Exercise directions: Give the data below again exactly as written, without its pictures.
----------------
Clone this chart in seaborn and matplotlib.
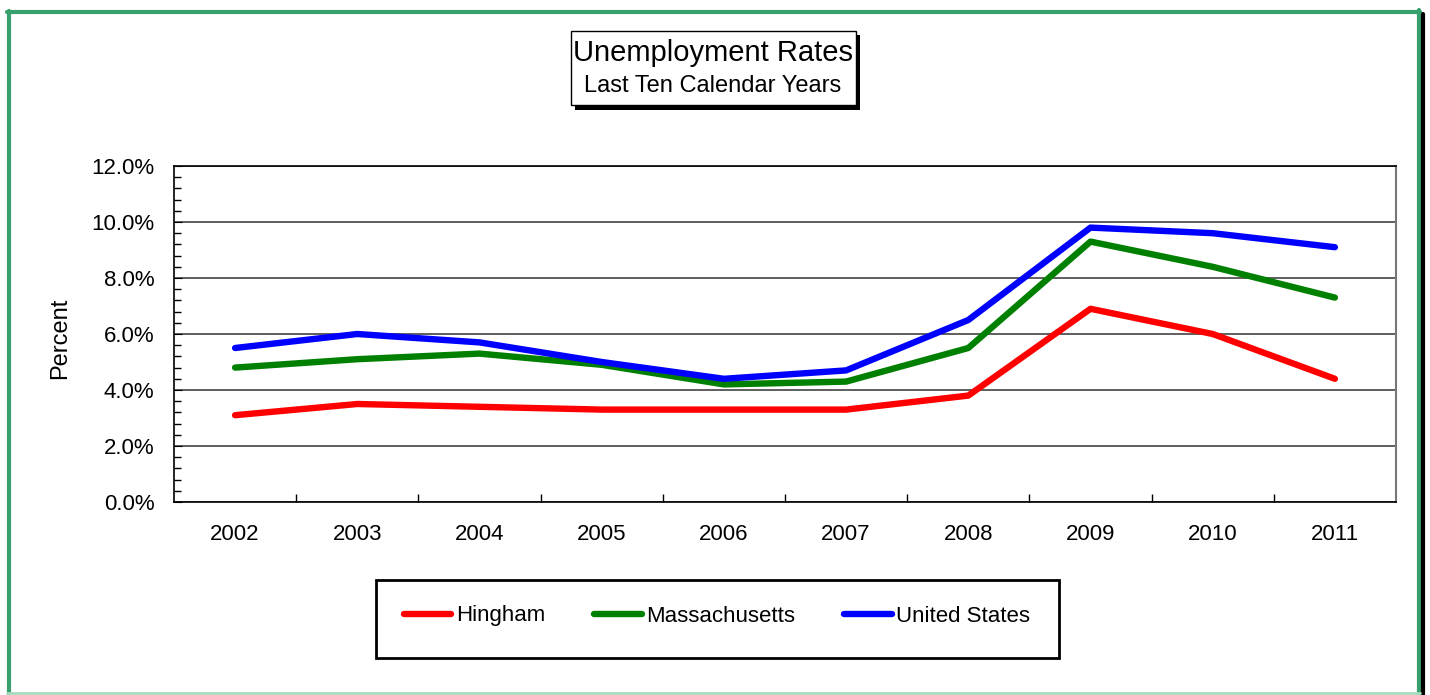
import pandas as pd
import matplotlib
matplotlib.use('Agg')
import matplotlib.pyplot as plt
import seaborn as sns
from matplotlib.patches import Rectangle
from matplotlib.lines import Line2D
from matplotlib.ticker import MultipleLocator, FuncFormatter

# data
years = ['2002', '2003', '2004', '2005', '2006', '2007', '2008', '2009', '2010', '2011']
hingham = [3.1, 3.5, 3.4, 3.3, 3.3, 3.3, 3.8, 6.9, 6.0, 4.4]
massachusetts = [4.8, 5.1, 5.3, 4.9, 4.2, 4.3, 5.5, 9.3, 8.4, 7.3]
united_states = [5.5, 6.0, 5.7, 5.0, 4.4, 4.7, 6.5, 9.8, 9.6, 9.1]
series_names = ['Hingham', 'Massachusetts', 'United States']
colors = {'Hingham': '#ff0000', 'Massachusetts': '#008000', 'United States': '#0000ff'}

rows = []
for name, vals in zip(series_names, [hingham, massachusetts, united_states]):
    for i, v in enumerate(vals):
        rows.append([name, i, v])
df = pd.DataFrame(rows, columns=['Series', 'pos', 'Rate'])

sns.set_style('white')
plt.rcParams['font.family'] = ['Liberation Sans', 'DejaVu Sans']
plt.rcParams['text.color'] = 'black'
plt.rcParams['xtick.color'] = 'black'
plt.rcParams['ytick.color'] = 'black'

W, H = 1430, 695
fig = plt.figure(figsize=(14.3, 6.95), dpi=100)

def fx(px):
    return px / W

def fy(py):
    return 1 - py / H

ax = fig.add_axes([fx(174), fy(502), fx(1396) - fx(174), fy(166) - fy(502)])
sns.lineplot(data=df, x='pos', y='Rate', hue='Series', palette=colors,
             linewidth=4.6, ax=ax, legend=False)
for ln in ax.lines:
    ln.set_solid_capstyle('round')
    ln.set_solid_joinstyle('round')

ax.set_xlim(-0.5, 9.5)
ax.set_ylim(0, 12)
ax.set_xticks(range(len(years)))
ax.set_xticklabels(years)
ax.set_xticks([i + 0.5 for i in range(len(years) - 1)], minor=True)
ax.yaxis.set_major_locator(MultipleLocator(2))
ax.yaxis.set_minor_locator(MultipleLocator(0.4))
ax.yaxis.set_major_formatter(FuncFormatter(lambda v, p: f'{v:.1f}%'))
ax.tick_params(axis='x', which='major', length=0, pad=16, labelsize=16)
ax.tick_params(axis='x', which='minor', direction='in', length=6, width=1, bottom=True)
ax.tick_params(axis='y', which='major', direction='in', length=6, pad=14, labelsize=16, left=True)
ax.tick_params(axis='y', which='minor', direction='in', length=5, width=1, left=True)
ax.grid(axis='y', which='major', color='#333333', linewidth=1.1)
ax.set_axisbelow(True)
ax.set_xlabel('')
ax.set_ylabel('')
for s in ['left', 'top', 'bottom']:
    ax.spines[s].set_color('black')
    ax.spines[s].set_linewidth(1.2)
ax.spines['right'].set_color('#777777')
ax.spines['right'].set_linewidth(1.5)

fig.text(fx(60), fy(338), 'Percent', rotation=90, ha='center', va='center', fontsize=17)

# title box with drop shadow
fig.patches.append(Rectangle((fx(575), fy(110)), fx(860) - fx(575), fy(35) - fy(110),
                             transform=fig.transFigure, facecolor='black', edgecolor='none'))
fig.patches.append(Rectangle((fx(571), fy(105)), fx(856) - fx(571), fy(31) - fy(105),
                             transform=fig.transFigure, facecolor='white', edgecolor='black', linewidth=1))
fig.text(fx(713), fy(53), 'Unemployment Rates', ha='center', va='center', fontsize=21)
fig.text(fx(713), fy(86), 'Last Ten Calendar Years', ha='center', va='center', fontsize=17)

# legend box
fig.patches.append(Rectangle((fx(376), fy(658)), fx(1059) - fx(376), fy(580) - fy(658),
                             transform=fig.transFigure, facecolor='white', edgecolor='black', linewidth=2))
handles = [Line2D([0], [0], color=colors[n], linewidth=4.6, solid_capstyle='round') for n in series_names]
fig.legend(handles, series_names, loc='center', bbox_to_anchor=(fx(717), fy(616)), ncol=3,
           frameon=False, handlelength=2.15, handletextpad=0.2, columnspacing=2.2, fontsize=16)

# green outer border
green = '#38a06c'
fig.add_artist(Line2D([fx(8.5), fx(8.5)], [fy(11), fy(695)], transform=fig.transFigure, color=green, linewidth=3))
fig.add_artist(Line2D([fx(7), fx(1420)], [fy(11.5), fy(11.5)], transform=fig.transFigure, color=green, linewidth=3))
fig.add_artist(Line2D([fx(1418.5), fx(1418.5)], [fy(10), fy(695)], transform=fig.transFigure, color=green, linewidth=3))
fig.add_artist(Line2D([fx(1422.5), fx(1422.5)], [fy(14), fy(695)], transform=fig.transFigure, color='black', linewidth=3))
fig.add_artist(Line2D([fx(7), fx(1420)], [fy(693), fy(693)], transform=fig.transFigure, color='#a8dcc0', linewidth=2))

fig.savefig('out.png', dpi=100)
----------------
Task output:
Clone this chart in seaborn and matplotlib.
import pandas as pd
import matplotlib
matplotlib.use('Agg')
import matplotlib.pyplot as plt
import seaborn as sns
from matplotlib.patches import Rectangle
from matplotlib.lines import Line2D
from matplotlib.ticker import MultipleLocator, FuncFormatter

# data
years = ['2002', '2003', '2004', '2005', '2006', '2007', '2008', '2009', '2010', '2011']
hingham = [3.1, 3.5, 3.4, 3.3, 3.3, 3.3, 3.8, 6.9, 6.0, 4.4]
massachusetts = [4.8, 5.1, 5.3, 4.9, 4.2, 4.3, 5.5, 9.3, 8.4, 7.3]
united_states = [5.5, 6.0, 5.7, 5.0, 4.4, 4.7, 6.5, 9.8, 9.6, 9.1]
series_names = ['Hingham', 'Massachusetts', 'United States']
colors = {'Hingham': '#ff0000', 'Massachusetts': '#008000', 'United States': '#0000ff'}

rows = []
for name, vals in zip(series_names, [hingham, massachusetts, united_states]):
    for i, v in enumerate(vals):
        rows.append([name, i, v])
df = pd.DataFrame(rows, columns=['Series', 'pos', 'Rate'])

sns.set_style('white')
plt.rcParams['font.family'] = ['Liberation Sans', 'DejaVu Sans']
plt.rcParams['text.color'] = 'black'
plt.rcParams['xtick.color'] = 'black'
plt.rcParams['ytick.color'] = 'black'

W, H = 1430, 695
fig = plt.figure(figsize=(14.3, 6.95), dpi=100)

def fx(px):
    return px / W

def fy(py):
    return 1 - py / H

ax = fig.add_axes([fx(174), fy(502), fx(1396) - fx(174), fy(166) - fy(502)])
sns.lineplot(data=df, x='pos', y='Rate', hue='Series', palette=colors,
             linewidth=4.6, ax=ax, legend=False)
for ln in ax.lines:
    ln.set_solid_capstyle('round')
    ln.set_solid_joinstyle('round')

ax.set_xlim(-0.5, 9.5)
ax.set_ylim(0, 12)
ax.set_xticks(range(len(years)))
ax.set_xticklabels(years)
ax.set_xticks([i + 0.5 for i in range(len(years) - 1)], minor=True)
ax.yaxis.set_major_locator(MultipleLocator(2))
ax.yaxis.set_minor_locator(MultipleLocator(0.4))
ax.yaxis.set_major_formatter(FuncFormatter(lambda v, p: f'{v:.1f}%'))
ax.tick_params(axis='x', which='major', length=0, pad=16, labelsize=16)
ax.tick_params(axis='x', which='minor', direction='in', length=6, width=1, bottom=True)
ax.tick_params(axis='y', which='major', direction='in', length=6, pad=14, labelsize=16, left=True)
ax.tick_params(axis='y', which='minor', direction='in', length=5, width=1, left=True)
ax.grid(axis='y', which='major', color='#333333', linewidth=1.1)
ax.set_axisbelow(True)
ax.set_xlabel('')
ax.set_ylabel('')
for s in ['left', 'top', 'bottom']:
    ax.spines[s].set_color('black')
    ax.spines[s].set_linewidth(1.2)
ax.spines['right'].set_color('#777777')
ax.spines['right'].set_linewidth(1.5)

fig.text(fx(60), fy(338), 'Percent', rotation=90, ha='center', va='center', fontsize=17)

# title box with drop shadow
fig.patches.append(Rectangle((fx(575), fy(110)), fx(860) - fx(575), fy(35) - fy(110),
                             transform=fig.transFigure, facecolor='black', edgecolor='none'))
fig.patches.append(Rectangle((fx(571), fy(105)), fx(856) - fx(571), fy(31) - fy(105),
                             transform=fig.transFigure, facecolor='white', edgecolor='black', linewidth=1))
fig.text(fx(713), fy(53), 'Unemployment Rates', ha='center', va='center', fontsize=21)
fig.text(fx(713), fy(86), 'Last Ten Calendar Years', ha='center', va='center', fontsize=17)

# legend box
fig.patches.append(Rectangle((fx(376), fy(658)), fx(1059) - fx(376), fy(580) - fy(658),
                             transform=fig.transFigure, facecolor='white', edgecolor='black', linewidth=2))
handles = [Line2D([0], [0], color=colors[n], linewidth=4.6, solid_capstyle='round') for n in series_names]
fig.legend(handles, series_names, loc='center', bbox_to_anchor=(fx(717), fy(616)), ncol=3,
           frameon=False, handlelength=2.15, handletextpad=0.2, columnspacing=2.2, fontsize=16)

# green outer border
green = '#38a06c'
fig.add_artist(Line2D([fx(8.5), fx(8.5)], [fy(11), fy(695)], transform=fig.transFigure, color=green, linewidth=3))
fig.add_artist(Line2D([fx(7), fx(1420)], [fy(11.5), fy(11.5)], transform=fig.transFigure, color=green, linewidth=3))
fig.add_artist(Line2D([fx(1418.5), fx(1418.5)], [fy(10), fy(695)], transform=fig.transFigure, color=green, linewidth=3))
fig.add_artist(Line2D([fx(1422.5), fx(1422.5)], [fy(14), fy(695)], transform=fig.transFigure, color='black', linewidth=3))
fig.add_artist(Line2D([fx(7), fx(1420)], [fy(693), fy(693)], transform=fig.transFigure, color='#a8dcc0', linewidth=2))

fig.savefig('out.png', dpi=100)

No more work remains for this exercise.